▸ **JOB**:
In the records below, find the line that contains "Write the Plotly code for this chart." and the line that contains "2008, 2013, 2020]"; write out exactly those two lines and everything between them, without the pictures.

▸ **EXERCISE INPUTS**:

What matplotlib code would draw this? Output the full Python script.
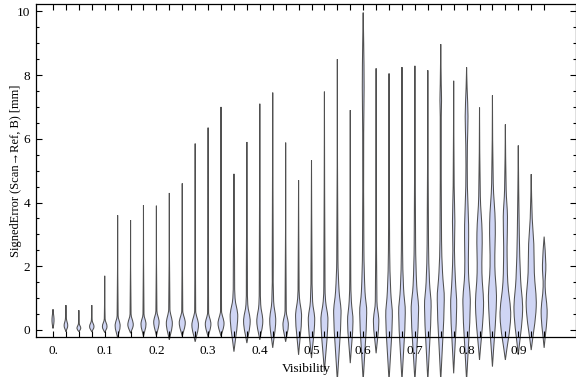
import matplotlib
matplotlib.use('Agg')
import matplotlib.pyplot as plt
from matplotlib.path import Path
from matplotlib.patches import PathPatch
from matplotlib.ticker import MultipleLocator
import numpy as np

plt.rcParams['font.family'] = ['Liberation Serif', 'DejaVu Serif']

# visibility bins, one violin each
visibility = [i * 0.025 for i in range(39)]

# lowest / highest signed error of each bin (mm)
err_min = [0.05, -0.05, -0.05, -0.06, -0.08, -0.25, -0.1, -0.2, -0.18, -0.31,
           -0.2, -0.37, -0.22, -0.2, -0.68, -0.41, -0.31, -0.56, -0.37, -0.78,
           -0.88, -1.3, -1.6, -1.04, -1.6, -0.73, -1.6, -1.6, -1.6, -1.6,
           -1.6, -1.36, -1.6, -0.94, -1.15, -0.94, -0.78, -0.63, -0.56]
err_max = [0.65, 0.78, 0.62, 0.78, 1.7, 3.6, 3.45, 3.92, 3.9, 4.3,
           4.6, 5.85, 6.35, 7.0, 4.9, 5.9, 7.1, 7.45, 5.88, 4.7,
           5.32, 7.48, 8.5, 6.9, 9.96, 8.21, 8.05, 8.25, 8.29, 8.15,
           8.97, 7.82, 8.24, 6.98, 7.36, 6.45, 5.79, 4.89, 2.93]

# density profile of each bin: error levels and relative density there
dens_y = [
    [0.2, 0.35, 0.5], [0.13, 0.35], [0.05, 0.2], [0.1, 0.3], [0.1, 0.35],
    [0.13, 0.45], [0.16, 0.5], [0.18, 0.5], [0.24, 0.6], [0.2, 0.65],
    [0.22, 0.6], [0.15, 0.6], [0.18, 0.55], [0.2, 0.6], [0.42, 1.0, 2.1],
    [0.26, 0.8, 1.9], [0.26, 0.8, 1.9], [0.28, 0.9, 2.1], [0.16, 0.6],
    [0.42, 1.0, 1.5], [0.31, 0.9, 2.0], [0.31, 0.9, 1.4], [0.53, 1.2, 2.2],
    [0.26, 0.9, 1.6], [0.53, 1.2, 2.5, 6.2, 7.6, 9.0], [0.26, 0.9],
    [0.42, 1.2, 2.5], [0.53, 1.3, 2.5], [0.63, 1.4, 2.7], [0.73, 1.5, 2.7],
    [0.94, 1.8, 2.8, 6.7, 7.2, 7.7], [0.73, 1.6, 2.5, 3.4, 4.5],
    [0.84, 1.8, 3.3, 4.5, 5.8, 6.7, 7.6], [0.73, 1.8, 3.04, 4.2],
    [0.94, 2.0, 3.36, 4.6], [0.42, 1.5, 2.6, 3.55, 4.4], [0.6, 1.6, 3.0],
    [0.73, 1.8, 2.7, 3.5], [0.53, 1.36, 2.05]]
dens_w = [
    [0.8, 1.0, 0.5], [1.8, 0.5], [1.9, 0.4], [2.2, 0.4], [2.3, 0.4],
    [2.5, 0.5], [2.7, 0.5], [2.5, 0.5], [2.7, 0.5], [3.0, 0.6],
    [3.0, 0.5], [3.3, 0.5], [2.8, 0.5], [3.0, 0.5], [3.8, 1.1, 0.6],
    [3.3, 0.9, 0.5], [3.0, 0.9, 0.5], [3.0, 0.9, 0.5], [2.7, 0.6],
    [3.0, 0.9, 0.5], [3.2, 1.1, 0.5], [3.5, 1.2, 0.6], [3.7, 1.8, 0.6],
    [2.7, 1.1, 0.5], [3.5, 1.8, 0.7, 0.5, 0.9, 0.5], [2.7, 0.8],
    [3.3, 1.7, 0.6], [3.3, 1.6, 0.6], [3.7, 1.8, 0.7], [3.3, 1.7, 0.7],
    [3.5, 1.8, 0.8, 0.5, 0.8, 0.5], [3.0, 1.7, 0.8, 1.2, 0.5],
    [3.7, 1.9, 2.0, 0.8, 0.8, 1.4, 0.5], [4.0, 2.4, 2.6, 0.8],
    [4.0, 2.4, 2.8, 0.8], [5.3, 2.4, 1.7, 2.1, 0.8], [4.3, 2.3, 1.0],
    [5.0, 3.1, 2.6, 1.0], [3.0, 1.0, 1.7]]

label_pos = [0.0, 0.1, 0.2, 0.3, 0.4, 0.5, 0.6, 0.7, 0.8, 0.9]
label_txt = ['0.', '0.1', '0.2', '0.3', '0.4', '0.5', '0.6', '0.7', '0.8', '0.9']

WIDTH_SCALE = 1.0 / 517  # density unit -> x units
FILL = '#cfd5f4'
EDGE = '#505050'


def side_path(ys, ws):
    # cubic hermite pieces through the knots (y is the curve parameter)
    n = len(ys)
    m = np.zeros(n)
    for i in range(n):
        a = max(i - 1, 0)
        b = min(i + 1, n - 1)
        m[i] = (ws[b] - ws[a]) / (ys[b] - ys[a])
    m[0] = (ws[1] - ws[0]) / (ys[1] - ys[0])
    m[-1] = (ws[-1] - ws[-2]) / (ys[-1] - ys[-2])
    pts = []
    for i in range(n - 1):
        h = ys[i + 1] - ys[i]
        c1 = max(ws[i] + m[i] * h / 3, 0)
        c2 = max(ws[i + 1] - m[i + 1] * h / 3, 0)
        pts += [(c1, ys[i] + h / 3), (c2, ys[i + 1] - h / 3), (ws[i + 1], ys[i + 1])]
    return pts


fig = plt.figure(figsize=(5.76, 3.77), dpi=100)
ax = fig.add_axes([36 / 576, 40 / 377, 540.3 / 576, 333 / 377])

for x0, lo, hi, dy, dw in zip(visibility, err_min, err_max, dens_y, dens_w):
    ys = [lo] + dy + [hi]
    ws = [0.0] + dw + [0.0]
    right = side_path(ys, ws)
    verts = [(x0, lo)] + [(x0 + w * WIDTH_SCALE, y) for w, y in right]
    codes = [Path.MOVETO] + [Path.CURVE4] * len(right)
    left = side_path(ys[::-1], ws[::-1])
    verts += [(x0 - w * WIDTH_SCALE, y) for w, y in left]
    codes += [Path.CURVE4] * len(left)
    verts.append((x0, lo))
    codes.append(Path.CLOSEPOLY)
    ax.add_patch(PathPatch(Path(verts, codes), facecolor=FILL, edgecolor=EDGE,
                           lw=0.75, clip_on=False, zorder=1))

ax.set_xlim(-0.0329, 1.0122)
ax.set_ylim(-0.22, 10.23)

ax.set_xticks(visibility)
ax.set_xticklabels([label_txt[label_pos.index(round(v, 3))] if round(v, 3) in label_pos else ''
                    for v in visibility])
ax.yaxis.set_major_locator(MultipleLocator(2))
ax.yaxis.set_minor_locator(MultipleLocator(0.5))
ax.tick_params(axis='both', which='both', direction='in', top=True, right=True,
               width=0.8, labelsize=9.5, colors='black')
ax.tick_params(axis='x', which='major', length=4, pad=6)
ax.tick_params(axis='y', which='major', length=4.5, pad=4)
ax.tick_params(axis='y', which='minor', length=2.5)
for s in ax.spines.values():
    s.set_linewidth(0.9)

ax.set_xlabel('Visibility', fontsize=9.5, labelpad=4)
ax.set_ylabel('SignedError (Scan\u2192Ref, B) [mm]', fontsize=9)
ax.yaxis.set_label_coords(-0.025, 0.5)

fig.savefig('out.png', dpi=100)
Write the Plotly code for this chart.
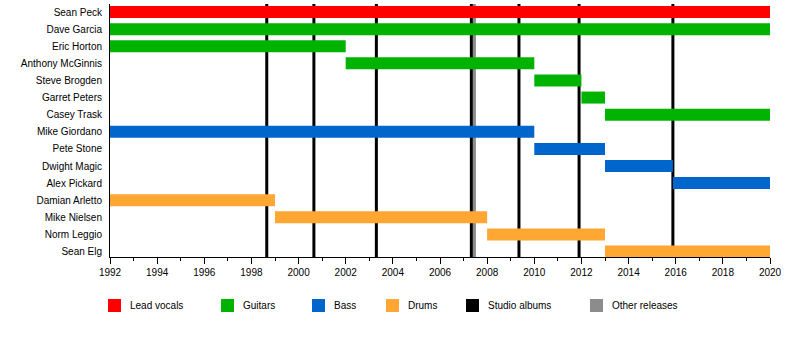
import plotly.graph_objects as go

members = ["Sean Peck", "Dave Garcia", "Eric Horton", "Anthony McGinnis", "Steve Brogden",
           "Garret Peters", "Casey Trask", "Mike Giordano", "Pete Stone", "Dwight Magic",
           "Alex Pickard", "Damian Arletto", "Mike Nielsen", "Norm Leggio", "Sean Elg"]
roles = ["Lead vocals", "Guitars", "Guitars", "Guitars", "Guitars",
         "Guitars", "Guitars", "Bass", "Bass", "Bass",
         "Bass", "Drums", "Drums", "Drums", "Drums"]
starts = [1992, 1992, 1992, 2002, 2010, 2012, 2013, 1992, 2010, 2013, 2015.88, 1992, 1999, 2008, 2013]
ends = [2020, 2020, 2002, 2010, 2012, 2013, 2020, 2010, 2013, 2015.88, 2020, 1999, 2008, 2013, 2020]

studio_albums = [1998.65, 2000.65, 2003.3, 2007.33, 2009.35, 2011.9, 2015.88]
other_releases = [2007.46]

role_names = ["Lead vocals", "Guitars", "Bass", "Drums"]
role_colors = {"Lead vocals": "#FF0000", "Guitars": "#00B300", "Bass": "#0066CC", "Drums": "#FFA633"}
legend_labels = ["Lead vocals", "Guitars", "Bass", "Drums", "Studio albums", "Other releases"]
legend_colors = ["#FF0000", "#00B300", "#0066CC", "#FFA633", "#000000", "#8C8C8C"]
legend_px = [108, 221, 312, 386, 466, 590]

FONT = "Liberation Sans, Arial"
FS = 10
W, H = 800, 347
L, R, T, B = 110, 30, 4, 90
PW, PH = W - L - R, H - T - B

fig = go.Figure()
for role in role_names:
    idx = [i for i, r in enumerate(roles) if r == role]
    fig.add_trace(go.Bar(
        orientation="h",
        y=[members[i] for i in idx],
        x=[ends[i] - starts[i] for i in idx],
        base=[starts[i] for i in idx],
        marker=dict(color=role_colors[role], line=dict(width=0)),
        width=0.7,
        showlegend=False,
        hoverinfo="skip",
    ))

shapes = []
for x in other_releases:
    shapes.append(dict(type="line", xref="x", yref="paper", x0=x, x1=x, y0=0, y1=1,
                       line=dict(color="#8C8C8C", width=3), layer="below"))
for x in studio_albums:
    shapes.append(dict(type="line", xref="x", yref="paper", x0=x, x1=x, y0=0, y1=1,
                       line=dict(color="#000000", width=3), layer="below"))

annotations = []
sq_top, sq_bot = 299, 312
for lab, col, px in zip(legend_labels, legend_colors, legend_px):
    x0 = (px - L) / PW
    x1 = (px + 13 - L) / PW
    y0 = (T + PH - sq_bot) / PH
    y1 = (T + PH - sq_top) / PH
    shapes.append(dict(type="rect", xref="paper", yref="paper", x0=x0, x1=x1, y0=y0, y1=y1,
                       fillcolor=col, line=dict(width=0)))
    annotations.append(dict(xref="paper", yref="paper", x=(px + 22 - L) / PW,
                            y=(T + PH - (sq_top + sq_bot) / 2) / PH,
                            text=lab, showarrow=False, xanchor="left", yanchor="middle",
                            xshift=-2,
                            font=dict(family=FONT, size=FS, color="#000000")))

fig.update_layout(
    width=W, height=H,
    margin=dict(l=L, r=R, t=T, b=B),
    paper_bgcolor="white", plot_bgcolor="white",
    barmode="overlay",
    shapes=shapes, annotations=annotations,
    font=dict(family=FONT, size=FS, color="#000000"),
    xaxis=dict(range=[1992, 2020], dtick=2, tick0=1992, ticks="outside", ticklen=6,
               tickcolor="black", showline=True, linecolor="black", linewidth=1,
               showgrid=False, zeroline=False,
               minor=dict(dtick=1, ticks="outside", ticklen=3, tickcolor="black", showgrid=False),
               tickfont=dict(family=FONT, size=FS)),
    yaxis=dict(type="category", categoryorder="array", categoryarray=members,
               range=[14.32, -0.47], showline=True, linecolor="black", linewidth=1,
               showgrid=False, zeroline=False, ticks="", ticklabelstandoff=5,
               tickfont=dict(family=FONT, size=FS)),
)

fig.write_html("out.html")
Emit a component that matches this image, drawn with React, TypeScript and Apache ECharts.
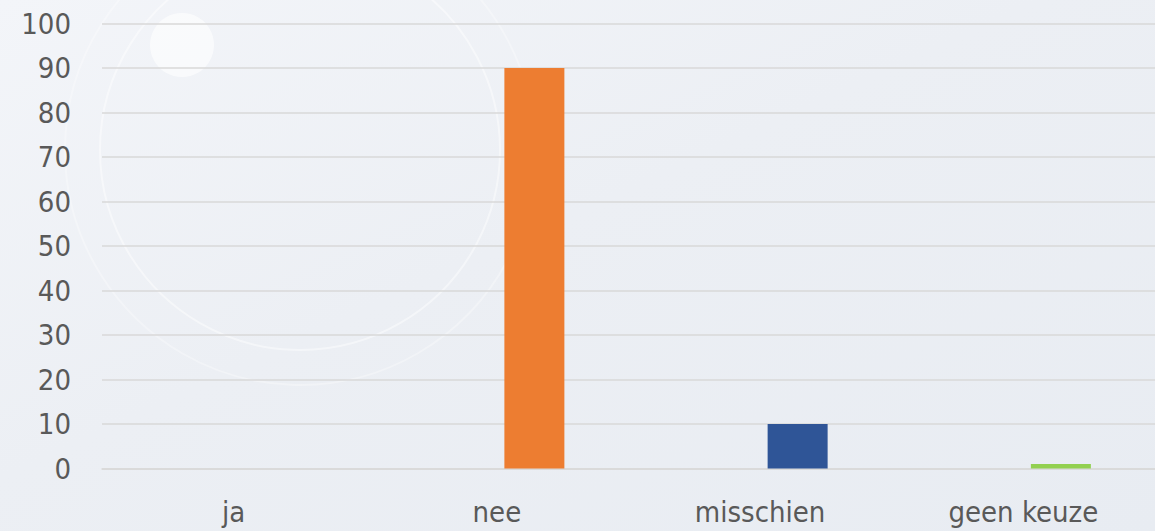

▸ **EXERCISE RESPONSE**:
Write the Plotly code for this chart.
import plotly.graph_objects as go

members = ["Sean Peck", "Dave Garcia", "Eric Horton", "Anthony McGinnis", "Steve Brogden",
           "Garret Peters", "Casey Trask", "Mike Giordano", "Pete Stone", "Dwight Magic",
           "Alex Pickard", "Damian Arletto", "Mike Nielsen", "Norm Leggio", "Sean Elg"]
roles = ["Lead vocals", "Guitars", "Guitars", "Guitars", "Guitars",
         "Guitars", "Guitars", "Bass", "Bass", "Bass",
         "Bass", "Drums", "Drums", "Drums", "Drums"]
starts = [1992, 1992, 1992, 2002, 2010, 2012, 2013, 1992, 2010, 2013, 2015.88, 1992, 1999, 2008, 2013]
ends = [2020, 2020, 2002, 2010, 2012, 2013, 2020, 2010, 2013, 2015.88, 2020, 1999, 2008, 2013, 2020]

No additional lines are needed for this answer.